Friday, January 17, 2020

Report shows steady decline in cancer death rates

Graph credit ACS
CANCER DIGEST – Jan. 17, 2020 – The cancer death rate declined by 29 percent from 1991 to 2017, including a 2.2 percent drop from 2016 to 2017, the largest single-year drop in cancer mortality ever reported.

Overall cancer death rates dropped by an average of 1.5 percent per year during the most recent decade of data (2008-2017), continuing a trend that began in the early 1990s and resulting in the 29 percent drop in cancer mortality in that time. 



The results come from an analysis of cancer data and appear in Cancer Statistics, 2020, the latest edition of the American Cancer Society's annual report on cancer rates and trends. 

"The accelerated drops in lung cancer mortality as well as in melanoma that we're seeing are likely due at least in part to advances in cancer treatment over the past decade, such as immunotherapy," said William G. Cance, M.D., chief medical and scientific officer for the American Cancer Society. "They are a profound reminder of how rapidly this area of research is expanding, and now leading to real hope for cancer patients."

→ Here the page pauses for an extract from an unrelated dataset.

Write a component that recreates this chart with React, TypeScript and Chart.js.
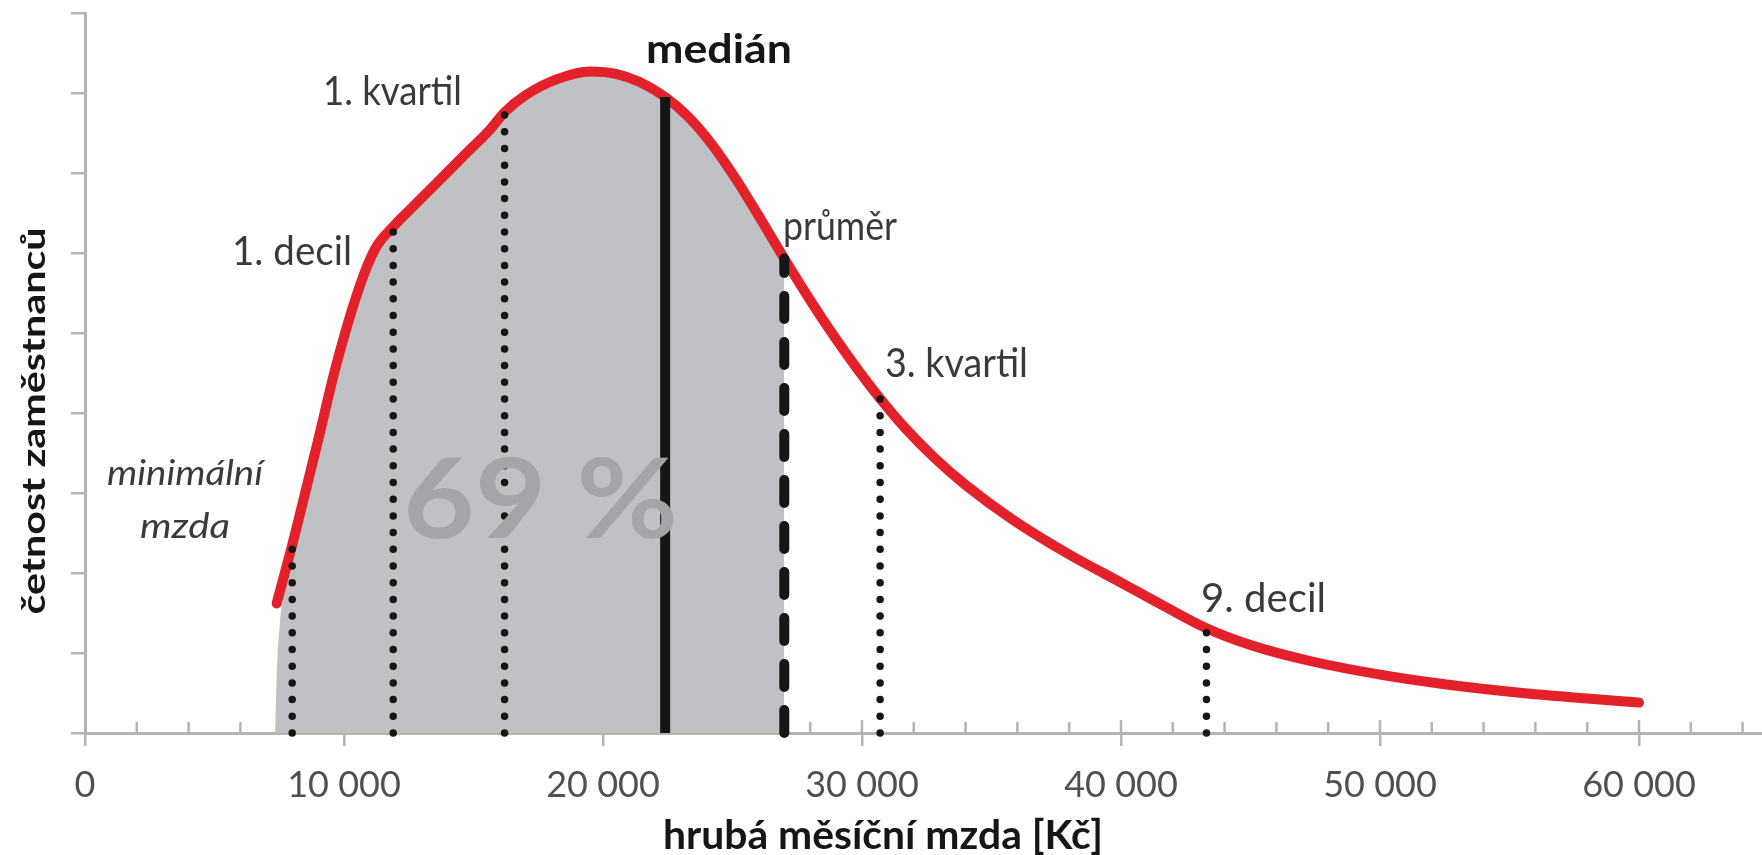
import React, { useEffect, useRef } from "react";
import { Chart, registerables } from "chart.js";

Chart.register(...registerables);

// ---- data ----
// gross monthly wage (Kč) and relative frequency of employees (arbitrary units 0..9)
const wage = [
  7400, 8000, 8500, 9000, 9700, 10600, 11200, 11900, 12600, 13500, 14700, 15600,
  16200, 17000, 18200, 19500, 20500, 21400, 22400, 23300, 24200, 25100, 26000,
  27000, 28000, 28900, 29800, 30700, 31700, 32800, 34000, 35800, 37900, 40000,
  41700, 43300, 45000, 47300, 50000, 52500, 55500, 58000, 60000,
];
const frequency = [
  1.62, 2.35, 3.0, 3.66, 4.6, 5.58, 6.05, 6.33, 6.56, 6.85, 7.24, 7.53,
  7.76, 7.97, 8.17, 8.27, 8.24, 8.14, 7.95, 7.7, 7.36, 6.94, 6.47,
  5.93, 5.41, 4.97, 4.56, 4.18, 3.8, 3.44, 3.1, 2.67, 2.25, 1.88,
  1.58, 1.31, 1.1, 0.9, 0.73, 0.61, 0.5, 0.43, 0.38,
];
// foot of the grey area below the start of the red curve
const fillFootWage = [7340, 7400, 7520, 7800];
const fillFootLevel = [0, 0.7, 1.35, 1.95];

// statistics marked with vertical lines
const markerNames = ["minimální mzda", "1. decil", "1. kvartil", "medián", "průměr", "3. kvartil", "9. decil"];
const markerWage = [8000, 11900, 16200, 22400, 27000, 30700, 43300];

const shareLabel = "69 %";

const tickValues = [0, 10000, 20000, 30000, 40000, 50000, 60000];
const tickLabels = ["0", "10 000", "20 000", "30 000", "40 000", "50 000", "60 000"];
const minorStep = 2000;
const axisMax = 64750;

const xTitle = "hrubá měsíční mzda [Kč]";
const yTitle = "četnost zaměstnanců";

// ---- styles ----
const AXIS = "#b4b4b4";
const RED = "#e3212b";
const GREY = "#c0c1c4";
const INK = "#161616";
const LABEL = "#3a3a3c";

function fitText(
  ctx: CanvasRenderingContext2D,
  text: string,
  x: number,
  y: number,
  width: number,
  align: "left" | "center",
  font: string,
  color: string
) {
  ctx.save();
  ctx.font = font;
  ctx.fillStyle = color;
  ctx.textBaseline = "alphabetic";
  ctx.textAlign = "left";
  const w = ctx.measureText(text).width || 1;
  const s = width / w;
  const left = align === "center" ? x - width / 2 : x;
  ctx.translate(left, y);
  ctx.scale(s, 1);
  ctx.fillText(text, 0, 0);
  ctx.restore();
}

export default function App() {
  const ref = useRef<HTMLCanvasElement | null>(null);

  useEffect(() => {
    document.body.style.margin = "0";
    const canvas = ref.current;
    if (!canvas) return;

    const curve = wage.map((x, i) => ({ x, y: frequency[i] }));
    const heightAt = (w: number) => frequency[wage.indexOf(w)];
    const meanWage = markerWage[markerNames.indexOf("průměr")];
    const fillPts = [
      ...fillFootWage.map((x, i) => ({ x, y: fillFootLevel[i] })),
      ...curve.filter((p) => p.x >= 8000 && p.x <= meanWage),
    ];

    const markerSets = markerWage.map((w, i) => {
      const name = markerNames[i];
      const kind = name === "medián" ? "solid" : name === "průměr" ? "dash" : "dot";
      return {
        label: name,
        data: [
          { x: w, y: 0 },
          { x: w, y: heightAt(w) },
        ],
        borderColor: INK,
        borderWidth: kind === "dot" ? 7.5 : 10,
        borderDash: kind === "dot" ? [0, 16.7] : kind === "dash" ? [23, 23] : [],
        borderCapStyle: kind === "solid" ? "butt" : "round",
        pointRadius: 0,
        fill: false,
        tension: 0,
        order: 0,
        clip: 8,
      };
    });

    const deco = {
      id: "deco",
      beforeDatasetsDraw(chart: any) {
        const ctx = chart.ctx as CanvasRenderingContext2D;
        const xs = chart.scales.x;
        const yBase = chart.chartArea.bottom;
        ctx.save();
        ctx.strokeStyle = AXIS;
        ctx.lineWidth = 2.5;
        xs.ticks.forEach((t: any) => {
          if (t.value <= 0) return;
          const px = xs.getPixelForValue(t.value);
          const major = tickValues.includes(t.value);
          ctx.beginPath();
          ctx.moveTo(px, yBase);
          ctx.lineTo(px, yBase - (major ? 13 : 11));
          ctx.stroke();
        });
        ctx.restore();
      },
      afterDatasetsDraw(chart: any) {
        const ctx = chart.ctx as CanvasRenderingContext2D;
        // big share label
        fitText(ctx, shareLabel, 403, 538, 275, "left", "bold 112px Lato", "#a4a5a8");

        const f = "40px Lato";
        const fb = "bold 40px Lato";
        const pos: Record<string, [number, number, number]> = {
          "1. decil": [232, 265, 120],
          "1. kvartil": [323, 105, 139],
          "medián": [646, 63, 146],
          "průměr": [783, 240, 114],
          "3. kvartil": [885, 377, 143],
          "9. decil": [1201, 612, 125],
        };
        markerNames.forEach((name) => {
          if (name === "minimální mzda") {
            const [a, b] = name.split(" ");
            fitText(ctx, a, 185, 485, 156, "center", "italic 34px Lato", LABEL);
            fitText(ctx, b, 185, 538, 90, "center", "italic 34px Lato", LABEL);
            return;
          }
          const p = pos[name];
          if (!p) return;
          const bold = name === "medián";
          fitText(ctx, name, p[0], p[1], p[2], "left", bold ? fb : f, bold ? INK : LABEL);
        });

        // axis titles
        fitText(ctx, xTitle, 883, 849, 440, "center", "bold 40px Lato", INK);
        ctx.save();
        ctx.translate(45, 421);
        ctx.rotate(-Math.PI / 2);
        fitText(ctx, yTitle, 0, 0, 387, "center", "bold 32px Lato", INK);
        ctx.restore();
      },
    };

    const chart = new Chart(canvas, {
      type: "line",
      data: {
        datasets: [
          ...markerSets,
          {
            label: "četnost",
            data: curve,
            borderColor: RED,
            borderWidth: 10,
            borderCapStyle: "round",
            borderJoinStyle: "round",
            cubicInterpolationMode: "monotone",
            pointRadius: 0,
            fill: false,
            order: 1,
            clip: 8,
          },
          {
            label: "69 %",
            data: fillPts,
            borderWidth: 0,
            borderColor: "rgba(0,0,0,0)",
            backgroundColor: GREY,
            cubicInterpolationMode: "monotone",
            pointRadius: 0,
            fill: "origin",
            order: 2,
          },
        ] as any,
      },
      options: {
        animation: false,
        responsive: false,
        devicePixelRatio: 1,
        layout: { autoPadding: false, padding: { top: 13, left: 0, right: 0, bottom: 0 } },
        plugins: {
          legend: { display: false },
          tooltip: { enabled: false },
        },
        events: [],
        scales: {
          x: {
            type: "linear",
            min: 0,
            max: axisMax,
            afterBuildTicks: (s: any) => {
              const t: any[] = [];
              for (let v = 0; v <= axisMax; v += minorStep) t.push({ value: v, major: false });
              s.ticks = t;
            },
            afterFit: (s: any) => {
              s.height = 122;
              s.paddingLeft = 0;
              s.paddingRight = 0;
            },
            border: { display: true, color: AXIS, width: 3 },
            grid: {
              drawOnChartArea: false,
              drawTicks: true,
              tickLength: 13,
              lineWidth: 2.5,
              color: (c: any) =>
                c.tick && tickValues.includes(c.tick.value) ? AXIS : "rgba(0,0,0,0)",
            },
            ticks: {
              autoSkip: false,
              maxRotation: 0,
              minRotation: 0,
              padding: 18,
              color: "#505053",
              font: { family: "Lato", size: 36 },
              callback: (v: any) => {
                const i = tickValues.indexOf(Number(v));
                return i >= 0 ? tickLabels[i] : "";
              },
            },
          },
          y: {
            type: "linear",
            min: 0,
            max: 9,
            afterFit: (s: any) => {
              s.width = 85;
            },
            border: { display: true, color: AXIS, width: 3 },
            grid: {
              drawOnChartArea: false,
              drawTicks: true,
              tickLength: 14,
              lineWidth: 2.5,
              color: AXIS,
            },
            ticks: { stepSize: 1, display: false },
          },
        },
      },
      plugins: [deco],
    } as any);

    return () => chart.destroy();
  }, []);

  return (
    <div style={{ width: 1762, height: 855, background: "#fff" }}>
      <canvas ref={ref} width={1762} height={855} style={{ display: "block" }} />
    </div>
  );
}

The steady 26-year decline in overall cancer mortality is driven by long-term drops in death rates for the four major cancers -- lung, colorectal, breast, and prostate, although recent trends are mixed.

The pace of mortality reductions was led by reductions in lung cancer death rates, which have dropped by 51 percent (since 1990) in men and by 26 percent (since 2002) in women, with the most rapid progress in recent years.

The most rapid declines in mortality occurred for melanoma of the skin, on the heels of breakthrough treatments approved in 2011 that pushed one-year survival for patients diagnosed with metastatic disease from 42 percent during 2008-2010 to 55 percent during 2013-2015.